All Things Being Equal

I’ll probably only buy one white rat for a 10-year-old boy in my entire life. Primarily because I don’t intend to have another 10-year-old boy nor another caged white rat if I don’t absolutely have to. Because of that, it doesn’t really matter that I feel one way or the other about the person who made that sale to me. I’ll likely never ever see them again. All things being equal, I just wanted the cheapest little white booger that I could find because I was sure it would either not live that long or escape its cage and run loose in my house … which was essentially the same thing.
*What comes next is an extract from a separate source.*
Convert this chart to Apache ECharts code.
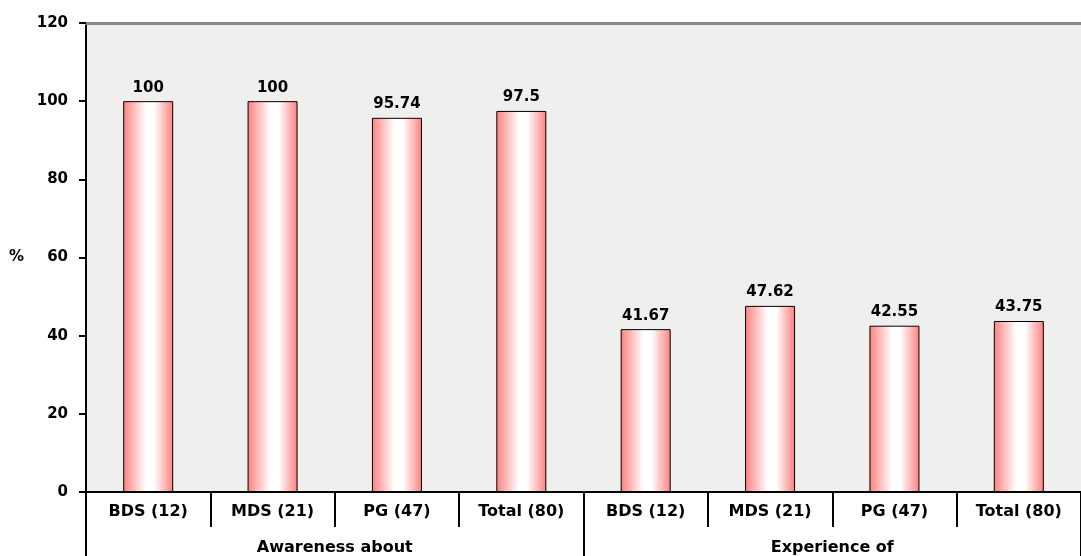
<!DOCTYPE html>
<html><head><meta charset="utf-8">
<script src="https://cdn.jsdelivr.net/npm/echarts@6/dist/echarts.min.js"></script>
<style>html,body{margin:0;padding:0;background:#fff}#c{width:1081px;height:556px}</style>
</head><body><div id="c"></div>
<script>
const categories = ["BDS (12)","MDS (21)","PG (47)","Total (80)","BDS (12)","MDS (21)","PG (47)","Total (80)"];
const groups = ["Awareness about","Experience of"];
const values = [100,100,95.74,97.5,41.67,47.62,42.55,43.75];
const yTicks = [0,20,40,60,80,100,120];
const FONT = '"DejaVu Sans", Arial, sans-serif';
const chart = echarts.init(document.getElementById('c'));
chart.setOption({
  animation:false,
  grid:{left:86,right:0,top:23,bottom:64,show:true,backgroundColor:'#efefed',borderWidth:0},
  xAxis:[
    {type:'category',data:categories,position:'bottom',
     axisLine:{lineStyle:{color:'#000',width:2}},
     axisTick:{show:true,length:35,lineStyle:{color:'#000',width:2}},
     axisLabel:{color:'#000',fontFamily:FONT,fontWeight:'bold',fontSize:16,margin:12}},
    {type:'category',data:groups,position:'bottom',
     axisLine:{show:false},
     axisTick:{show:true,length:64,lineStyle:{color:'#000',width:2}},
     axisLabel:{color:'#000',fontFamily:FONT,fontWeight:'bold',fontSize:16,margin:48}},
    {type:'category',data:categories,position:'top',
     axisLine:{show:true,lineStyle:{color:'#888',width:3}},
     axisTick:{show:false},axisLabel:{show:false}}
  ],
  yAxis:{type:'value',min:yTicks[0],max:yTicks[yTicks.length-1],interval:20,
    name:'%',nameLocation:'middle',nameRotate:0,nameGap:62,
    nameTextStyle:{color:'#000',fontFamily:FONT,fontWeight:'bold',fontSize:15},
    axisLine:{show:true,lineStyle:{color:'#000',width:2}},
    axisTick:{show:true,length:7,lineStyle:{color:'#000',width:2}},
    axisLabel:{color:'#000',fontFamily:FONT,fontWeight:'bold',fontSize:15,margin:18},
    splitLine:{show:false}},
  series:[{type:'bar',xAxisIndex:0,data:values,barWidth:50,
    itemStyle:{borderColor:'#000',borderWidth:1,
      color:new echarts.graphic.LinearGradient(0,0,1,0,[
        {offset:0,color:'#ff7f7f'},{offset:0.45,color:'#ffffff'},{offset:0.62,color:'#ffffff'},{offset:1,color:'#ff7f7f'}])},
    label:{show:true,position:'top',distance:6,color:'#000',fontFamily:FONT,fontWeight:'bold',fontSize:15}}]
});
</script></body></html>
Most of us, however, sell something that we are hoping is not a one-time event. We are actually not as interested in the sale as an end result as we are in developing a long-term relationship with what Mark LeBlanc calls our “perfect-fit” clients. Most of us quickly see the efficacy of having a smaller number of long-term ‘perfect-fit’ clients rather than a ton of ‘bad’ or even ‘decent’ fit clients. Common sense, really… and a whole lot more satisfying.

Case in point: The word EAT for most of us means to consume food to sustain our bodies. But the acronym E.A.T., to almost every citizen of Temecula, California, means Extraordinary Artisan Table… which, translated further, means consistently exceptional, locally-sourced food served in a friendly, communal-style atmosphere. The owner and chef, Leah DiBernardo, is a community advocate for “slow food” and the riches of relationship that can develop from the cooking of good, clean, healthy food and the enjoyment of those meals around a table with family and friends. Leah showcased this idea in her local Temecula TEDx talk, A Small Kitchen, a Large Table, and Big Conversations.
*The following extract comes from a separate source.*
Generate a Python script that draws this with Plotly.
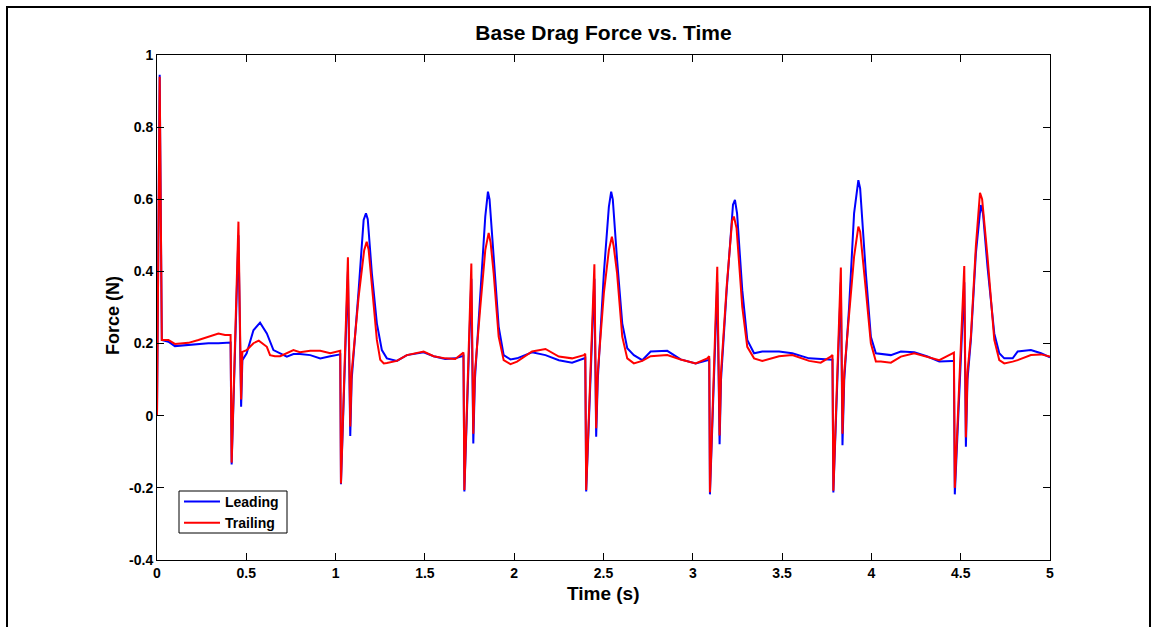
import plotly.graph_objects as go

# ---------------- data ----------------
lead_t = [0.000, 0.015, 0.027, 0.064, 0.100, 0.176, 0.232, 0.288, 0.344, 0.381, 0.412,
          0.418, 0.456, 0.471, 0.478, 0.502, 0.540, 0.577, 0.615, 0.652, 0.690, 0.727, 0.764, 0.800,
          0.858, 0.914, 0.970, 1.026,
          1.030, 1.069, 1.082, 1.090, 1.129, 1.157, 1.170, 1.180, 1.203, 1.231, 1.259, 1.287, 1.343,
          1.399, 1.493, 1.549, 1.614, 1.670, 1.716,
          1.721, 1.760, 1.771, 1.780, 1.810, 1.838, 1.853, 1.862, 1.885, 1.913, 1.941, 1.979, 2.016,
          2.100, 2.175, 2.250, 2.324, 2.390, 2.398,
          2.403, 2.449, 2.459, 2.468, 2.502, 2.530, 2.543, 2.552, 2.576, 2.605, 2.633, 2.670, 2.717,
          2.764, 2.857, 2.932, 3.016, 3.081, 3.092,
          3.096, 3.137, 3.150, 3.158, 3.190, 3.225, 3.236, 3.248, 3.277, 3.305, 3.343, 3.389, 3.483,
          3.557, 3.651, 3.716, 3.782,
          3.787, 3.829, 3.838, 3.848, 3.875, 3.903, 3.927, 3.937, 3.969, 3.997, 4.025, 4.053, 4.109,
          4.165, 4.240, 4.314, 4.380, 4.454, 4.462,
          4.467, 4.520, 4.529, 4.538, 4.557, 4.585, 4.612, 4.625, 4.650, 4.688, 4.716, 4.744, 4.791,
          4.819, 4.893, 4.950, 5.000]
lead_f = [0.000, 0.945, 0.210, 0.205, 0.193, 0.196, 0.199, 0.201, 0.201, 0.203, 0.203,
          -0.135, 0.500, 0.025, 0.154, 0.173, 0.237, 0.258, 0.228, 0.182, 0.173, 0.164, 0.171, 0.171,
          0.168, 0.159, 0.165, 0.170,
          -0.190, 0.400, -0.056, 0.100, 0.348, 0.543, 0.561, 0.545, 0.395, 0.256, 0.182, 0.159, 0.152,
          0.168, 0.176, 0.165, 0.157, 0.159, 0.166,
          -0.210, 0.380, -0.077, 0.100, 0.321, 0.552, 0.621, 0.600, 0.441, 0.247, 0.168, 0.156, 0.159,
          0.176, 0.168, 0.154, 0.147, 0.157, 0.160,
          -0.210, 0.380, -0.058, 0.100, 0.395, 0.579, 0.621, 0.600, 0.432, 0.256, 0.187, 0.168, 0.154,
          0.178, 0.180, 0.156, 0.145, 0.152, 0.155,
          -0.218, 0.370, -0.079, 0.100, 0.350, 0.585, 0.598, 0.560, 0.348, 0.210, 0.173, 0.178, 0.178,
          0.173, 0.159, 0.156, 0.155,
          -0.213, 0.370, -0.082, 0.100, 0.300, 0.561, 0.653, 0.630, 0.395, 0.219, 0.173, 0.171, 0.168,
          0.178, 0.176, 0.164, 0.150, 0.152, 0.152,
          -0.218, 0.370, -0.086, 0.100, 0.210, 0.450, 0.584, 0.560, 0.413, 0.228, 0.173, 0.159, 0.159,
          0.178, 0.182, 0.173, 0.162]

trail_t = [0.000, 0.015, 0.027, 0.064, 0.100, 0.176, 0.232, 0.288, 0.344, 0.381, 0.412,
           0.418, 0.456, 0.471, 0.478, 0.502, 0.540, 0.570, 0.615, 0.633, 0.660, 0.690, 0.727, 0.764, 0.800,
           0.858, 0.914, 0.970, 1.026,
           1.030, 1.069, 1.082, 1.090, 1.129, 1.160, 1.174, 1.185, 1.203, 1.231, 1.250, 1.270, 1.287, 1.343,
           1.399, 1.493, 1.549, 1.614, 1.670, 1.708, 1.716,
           1.721, 1.760, 1.771, 1.780, 1.810, 1.838, 1.857, 1.868, 1.885, 1.913, 1.941, 1.979, 2.016,
           2.100, 2.175, 2.250, 2.324, 2.390, 2.398,
           2.403, 2.449, 2.459, 2.468, 2.502, 2.530, 2.547, 2.557, 2.576, 2.605, 2.633, 2.670, 2.717,
           2.764, 2.857, 2.932, 3.016, 3.081, 3.092,
           3.096, 3.137, 3.150, 3.158, 3.190, 3.220, 3.230, 3.245, 3.277, 3.305, 3.343, 3.389, 3.483,
           3.557, 3.651, 3.716, 3.772, 3.782,
           3.787, 3.829, 3.838, 3.848, 3.875, 3.903, 3.927, 3.937, 3.969, 3.997, 4.025, 4.053, 4.109,
           4.165, 4.240, 4.314, 4.380, 4.454, 4.462,
           4.467, 4.520, 4.529, 4.538, 4.557, 4.585, 4.608, 4.620, 4.650, 4.688, 4.716, 4.744, 4.791,
           4.819, 4.893, 4.950, 5.000]
trail_f = [0.000, 0.940, 0.210, 0.210, 0.199, 0.202, 0.210, 0.219, 0.228, 0.224, 0.224,
           -0.130, 0.538, 0.045, 0.177, 0.182, 0.201, 0.208, 0.191, 0.168, 0.165, 0.165, 0.173, 0.182, 0.176,
           0.180, 0.180, 0.173, 0.180,
           -0.188, 0.439, -0.030, 0.120, 0.330, 0.459, 0.482, 0.460, 0.367, 0.210, 0.155, 0.145, 0.146, 0.152,
           0.168, 0.178, 0.165, 0.159, 0.157, 0.173, 0.175,
           -0.206, 0.422, -0.050, 0.120, 0.300, 0.459, 0.507, 0.480, 0.395, 0.219, 0.154, 0.143, 0.150,
           0.178, 0.185, 0.164, 0.159, 0.168, 0.172,
           -0.206, 0.420, -0.035, 0.120, 0.340, 0.459, 0.496, 0.470, 0.395, 0.219, 0.159, 0.145, 0.152,
           0.165, 0.168, 0.156, 0.145, 0.159, 0.165,
           -0.212, 0.413, -0.055, 0.120, 0.360, 0.540, 0.552, 0.520, 0.302, 0.191, 0.159, 0.152, 0.165,
           0.168, 0.152, 0.147, 0.164, 0.168,
           -0.208, 0.411, -0.050, 0.120, 0.280, 0.441, 0.524, 0.510, 0.348, 0.201, 0.150, 0.150, 0.147,
           0.164, 0.173, 0.162, 0.154, 0.173, 0.175,
           -0.200, 0.415, -0.060, 0.120, 0.220, 0.470, 0.618, 0.600, 0.441, 0.210, 0.154, 0.145, 0.150,
           0.154, 0.168, 0.170, 0.164]

x_tick_vals = [0, 0.5, 1, 1.5, 2, 2.5, 3, 3.5, 4, 4.5, 5]
x_tick_text = ["0", "0.5", "1", "1.5", "2", "2.5", "3", "3.5", "4", "4.5", "5"]
y_tick_vals = [-0.4, -0.2, 0, 0.2, 0.4, 0.6, 0.8, 1]
y_tick_text = ["-0.4", "-0.2", "0", "0.2", "0.4", "0.6", "0.8", "1"]

series_names = ["Leading", "Trailing"]

# ---------------- figure ----------------
FONT = "Liberation Sans, Arial, Helvetica, sans-serif"

fig = go.Figure()
fig.add_trace(go.Scatter(x=lead_t, y=lead_f, mode="lines", name=series_names[0],
                         line=dict(color="#0000FF", width=2)))
fig.add_trace(go.Scatter(x=trail_t, y=trail_f, mode="lines", name=series_names[1],
                         line=dict(color="#FF0000", width=2)))

W, H = 1158, 627
L, R, T, B = 157, 1050, 55, 560
pw, ph = R - L, B - T

axis_common = dict(showgrid=False, zeroline=False, showline=True, linecolor="black",
                   linewidth=1, mirror="ticks", ticks="inside", ticklen=7,
                   tickcolor="black", tickwidth=1,
                   tickfont=dict(family=FONT, size=14, color="black", weight="bold"))

fig.update_layout(
    width=W, height=H,
    margin=dict(l=L, r=W - R, t=T, b=H - B),
    paper_bgcolor="white", plot_bgcolor="white",
    font=dict(family=FONT, color="black"),
    title=dict(text="Base Drag Force vs. Time", x=(L + pw / 2) / W, xanchor="center",
               y=1 - 33 / H, yanchor="middle", yref="container",
               font=dict(family=FONT, size=21, color="black", weight="bold")),
    xaxis=dict(range=[0, 5], tickvals=x_tick_vals, ticktext=x_tick_text, **axis_common),
    yaxis=dict(range=[-0.4, 1], tickvals=y_tick_vals, ticktext=y_tick_text, **axis_common),
    showlegend=True,
    legend=dict(x=(179 - L) / pw, y=(B - 486) / ph, xanchor="left", yanchor="top",
                bgcolor="rgba(0,0,0,0)", borderwidth=0,
                font=dict(family=FONT, size=14, color="black", weight="bold"),
                tracegroupgap=0, itemwidth=36),
)

fig.add_annotation(text="Time (s)", xref="paper", yref="paper", x=0.5,
                   y=(B - 593) / ph, xanchor="center", yanchor="middle", showarrow=False,
                   font=dict(family=FONT, size=19, color="black", weight="bold"))
fig.add_annotation(text="Force (N)", xref="paper", yref="paper", x=(113 - L) / pw,
                   y=(B - 316) / ph, xanchor="center", yanchor="middle", showarrow=False,
                   textangle=-90,
                   font=dict(family=FONT, size=18, color="black", weight="bold"))

# legend box
fig.add_shape(type="rect", xref="paper", yref="paper",
              x0=(179 - L) / pw, x1=(287 - L) / pw,
              y0=(B - 533) / ph, y1=(B - 491) / ph,
              line=dict(color="black", width=1), fillcolor="white", layer="above")

# outer frame of the figure
fig.add_shape(type="rect", xref="paper", yref="paper",
              x0=(7 - L) / pw, x1=(1150 - L) / pw,
              y0=(B - 660) / ph, y1=(B - 7) / ph,
              line=dict(color="black", width=2), fillcolor="rgba(0,0,0,0)", layer="below")

fig.write_html("out.html")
Tom and I had brunch yesterday at E.A.T.’s as we have many times in the past. The restaurant is situated in Temecula’s Old Towne right next door to our local Saturday farmer’s market so you count on having to wait a bit for a seat even at a community table at E.A.T.’s on Saturday mornings. We took the last two chairs at the bar which overlooks the bustling kitchen activities. I think it’s the best seat in the house. From our birds-eye view we could enjoy all the conversations, hand signals, and other various forms of communication which flowed between the wait staff, food preppers, and chefs who all moved like ants in an anthill… always looking like they will crash into one another but somehow managing to navigate in and around each other in perfect harmony. And of this under the watchful eye of the Italian visionary proprietor, Leah.

Not only are customers expected to sit with others and enjoy community while they dine but also Leah and her team mingle and chat and are extremely knowledgeable about the ingredients and local sources of every item on the menu (each employee is required to work at least 8 hours a month at one of EAT’s supplying farms and ranches.) You get the distinct impression that they are like one big, fabulous family complete with occasional fussing’s, high expectations of themselves and each other combined with a sincere desire to support the team and keep a sense of humor.

At one point, an interaction between Leah and a young female server caught my eye. Catching an imperfectly prepared bowl of soup heading out to the floor, Leah took the dish from the tray, corrected whatever was wrong and instructed the server (with a quick comment to the chef nearby) that this was not how it was to be served. Ever. When the server mumbled something under her breath, I was surprised to see Leah swat her on the head as she turned in my direction. “Don’t ever hire your own children… they’re the only employees that will talk back at you,” she said to me with a wry smile and a quick wink.

She made a quick, sweeping glance around the place, making sure all was well, and then meandered over to us at the metallic bar where she chatted with the couple next to us, asking after their careers and families. She cheerfully answered my questions about the ingredients of a delicious Paleo Bowl sauce and local source of the microgreens and eggs. And then she moved on to all the others…. making us each feel that we knew her and she knew us and that we could have just as easily been sitting around her ‘small kitchen, large table, enjoying a big conversation with the DiBernardo family.” We repeatedly go to E.A.T.’s, as much for that feeling of connection as for the fresh and delicious food.

Leah said in her TEDx talk, “It takes time, hard work, and careful choices to produce good, clean, healthy food in an environment where people can really come together… which some say makes it expensive. But what about the cost of not being connected, of us being divided, and being pushed further apart and becoming isolated as a community?” E.A.T.’s success is about quality, but even more it’s more about community and relationships. It’s about slowing down even in a busy place of business and making people feel at home and cared for – making eye contact, joking, and including them in the passionate experience. This is what creates long-term relationships with perfect fit clients.

This week, focus on relationships, not sales. Don’t get so busy that you forget to smile, connect, chat, and engage with your clients and patients on a real and authentic level. This is what creates life-long clients who refer everyone they know.

“Internalize the Golden Rule of sales that says: All things being equal, people will do business with, and refer business to, those people they know, like and trust.”